Outre cette observation légitime sur les pratiques d'Hollywood, Equilibrium pose une autre question particulièrement complexe : à quel moment passe-t-on de la coolitude la plus consommée au kitsch le plus absurde ? Parce que cela arrive à peu près tout le temps dans le film. Surtout quand il s'agit de mettre en pratique le fameux art de combat des ecclésiastes, cet improbable Gun Fu des enfers. Non seulement cela donne des séquences de tir où le héros prend des poses totalement incroyables, mais en prime, cela donne surtout l'impression que personne n'ose lui tirer dessus. Alors peut-être ai-je découvert ce film un peu tard et je m'excuse, mais nan, j'ai pas réussi à retenir des rires un peu gêné quand Christian Bale finissait par une pose de ninja armé de deux automatiques ses "katas armés". J'accepte de souligner l'originalité de l'idée, la bienveillance de la pratique et même la générosité dans les chorégraphies. C'est sûr, c'est fait avec amour et sans hypocrisie, le mec ayant a priori vraiment cru dans son truc. Mais non, franchement, des katas. Avec des guns. Et le héros qui ne prend plus le temps de se mettre à couvert, de toute façon, les balles l'esquive, il fait du Gun Fu. "Writer and director Kurt Wimmer invented the martial arts style of gunfighting for this movie in his backyard" précise Imdb. Cela veut dire quand même beaucoup, non ?

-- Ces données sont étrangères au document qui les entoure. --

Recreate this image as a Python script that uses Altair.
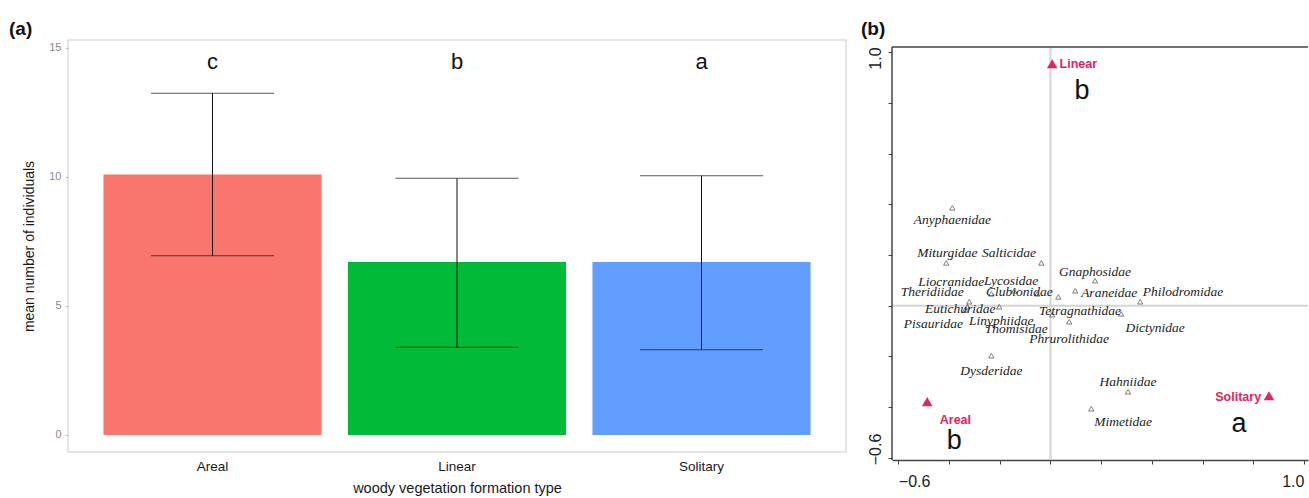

Outre cette étrangeté du film, il y a ensuite le déroulé de l'intrigue, avec son héros qui découvre les émotions et soudainement, perd tout sens de l'hygiène, commence à tripoter à peu près tout (en commençant par les barres dans le métro, le truc qui te fait découvrir des émotions - et l'herpès). Après quoi, il se met à faire de l'overreacting pour à peu près tout. Bon, le levé de soleil, je veux bien, mais même marcher dans la foule semble lui procurer des émotions que je ne dois pas trop saisir. On m'assure parmi le public que c'est normal et que moi aussi, si j'avais pas eu d'émotions pendant longtemps, je réagirais pareil. Ce doit être ça. Le reste du casting est pas mal non plus dans la réaction disproportionnée. Le chef qui frappe du poing sur la table de colère sans que ça gêne qui que se soit ou le partenaire en mode ambitieux de l'enfer, tout le monde a l'air d'être plutôt décomplexé avec le règlement, au final. A part le héros, donc.
Bon, tout n'est pas si pire. La première démonstration de Gun Fu est franchement pas mal, avec cette idée de mise en scène qui rend le truc très clipesque (bon, on frôle allègrement la limite de l'indigence). Quelques notions dans le script aurait mérité d'être traitées avec plus de respect (l'espèce de romance chelou entre le héros et la meuf dont il a buté le mec, son meilleur pote qui plus est !). L'idée du gamin kapo était amusante aussi. C'est à peu près tout. Sinon, c'est de l'histoire dystopique de base, sans même un retournement de situation finale (à part une toute petite révélation qui en touche une sans secouer l'autre, pour dire).
Ouais, au final, avec 11 ans de retard, le film se place quand même dans la catégorie des nanars pas édifiants - faits avec amour et sans second degré du tout. Tout n'y est pas atroce, mais ça reste quand même extrêmement léger et si l'on adhère pas d'office à son art martial, autant arrêter, car le film insiste lourdement sur ce super pouvoir de super sayan dont dispose seul le héros.